Plan restructuring — new tiers, merged tiers, renamed plans — signals a strategic pivot. Adding an enterprise tier means going upmarket. Adding a free tier means investing in bottom-up growth. Simplifying from four plans to three means they're reducing sales friction. These changes predict the competitor's moves for the next 6-12 months.

Feature migration between tiers is a stealth price increase. When a competitor moves a popular feature from the mid-tier to the top tier, customers on the mid-tier effectively face a price increase if they want to keep that feature. These are harder to spot than headline price changes but equally impactful.

Packaging changes — bundling and unbundling products, changing what's included vs. add-on — reveal how the competitor thinks about their product portfolio. Bundling usually means they're trying to increase perceived value. Unbundling usually means they want to monetize specific features that customers value highly.

Tools and methods for tracking competitor pricing

There are three tiers of pricing intelligence tooling, each appropriate for a different company stage.

The DIY approach costs nothing but requires discipline. Bookmark each competitor's pricing page, set a monthly calendar reminder to check them, and log changes in a spreadsheet. Take screenshots for reference. This works for tracking 1-2 competitors if you're disciplined, but it breaks down quickly at scale and misses changes between your manual checks.

Automated website monitoring tools like Flank, Visualping, and Unkover check competitor pages daily and alert you to changes. Flank is purpose-built for competitive intelligence with AI analysis that distinguishes meaningful pricing changes from irrelevant page updates — it costs $39/month for up to 15 competitors. Visualping is a general-purpose change detection tool that's cheaper but requires you to interpret raw diffs yourself. Unkover charges per competitor, which adds up if you're tracking more than a few.

Enterprise CI platforms like Crayon and Klue include pricing monitoring as part of their broader intelligence suite. They're more comprehensive but cost $10,000+/year and require dedicated headcount to manage. The pricing monitoring itself isn't necessarily better than a specialized tool, but the integration with battlecard management and CRM distribution adds value for larger teams.

For most SaaS companies, the middle tier — automated monitoring with AI analysis — offers the best balance of coverage, cost, and signal quality. You get daily monitoring without the maintenance overhead of enterprise platforms or the inconsistency of manual checking.

Turning pricing intel into action

Pricing intelligence only creates value when it drives decisions. Here's a framework for responding to each type of pricing change.

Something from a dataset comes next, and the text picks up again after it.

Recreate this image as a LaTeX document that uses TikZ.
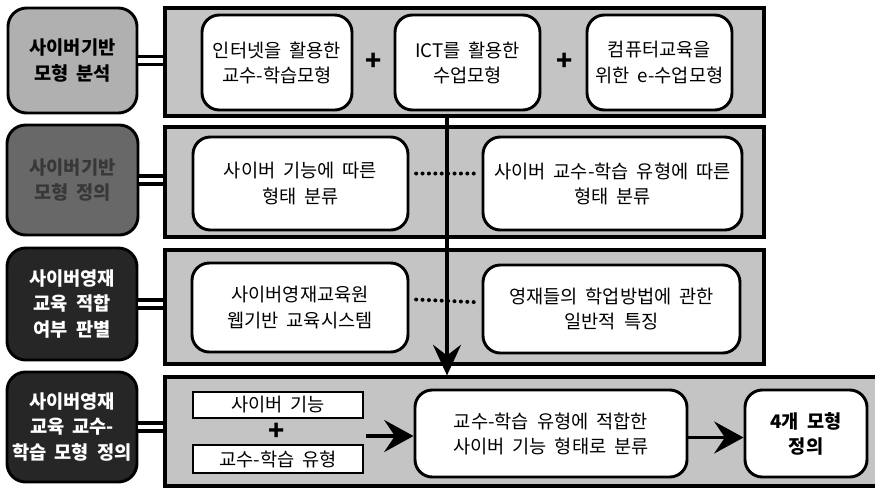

When a competitor raises prices, you have a 2-4 week window to capture switching intent. Immediately update your comparison pages and battle cards with the new pricing. Brief your sales team on the change and arm them with a talk track: "Did you see that [Competitor] just raised their prices by X%?" Consider running targeted content or ads aimed at the competitor's customer base. If you have a competitive pricing advantage, make it visible.

When a competitor cuts prices, don't panic-match. Analyze why they cut: conversion problems, competitive pressure, or strategic repositioning. If they're cutting because of conversion issues, your response is to double down on value differentiation, not match the lower price. If they're repositioning downmarket, consider whether you should move upmarket.

When a competitor restructures plans, map the changes to your own positioning. If they're adding an enterprise tier, that's validation for enterprise demand in your market — consider your own enterprise play. If they're simplifying pricing, their customers were confused — make sure yours isn't.

Build a response playbook so your team doesn't have to figure out what to do from scratch each time. Define who gets notified, who updates battle cards, who briefs sales, and who decides whether a competitive response is warranted. A documented playbook turns pricing intelligence from interesting information into a competitive advantage.

Building a pricing intelligence practice

A pricing intelligence practice isn't a one-time project — it's an ongoing system that compounds in value over time. Here's how to build one that lasts.

Start by establishing your pricing intelligence baseline. Document every competitor's current pricing: plan names, prices, what's included in each tier, billing options, and any published add-on costs. Screenshot every pricing page and date the screenshots. This baseline becomes your reference point for detecting future changes.

Set up automated monitoring from day one. Manual monitoring decays to nothing within 2-3 months for every team we've observed. Tools like Flank automate the detection and analysis so the practice survives personnel changes, busy quarters, and shifting priorities. The cost of automated monitoring is negligible compared to the value of catching a single pricing change early.

Create a pricing intelligence archive. Every time a competitor changes their pricing, log it: date, what changed, your analysis of why, and what action you took. Over 12 months, this archive becomes incredibly valuable. You'll see patterns — which competitors raise prices annually, which ones restructure quarterly, which ones make stealth changes by migrating features between tiers. These patterns help you predict future moves.

Finally, connect pricing intelligence to your own pricing decisions. The best-run SaaS companies review competitor pricing data as part of their own pricing reviews. Not to copy competitors, but to understand market expectations. If every competitor has raised prices in the last year and you haven't, you might be leaving money on the table. If competitors are cutting prices and you're not, you need to understand whether you're genuinely differentiated enough to hold your premium.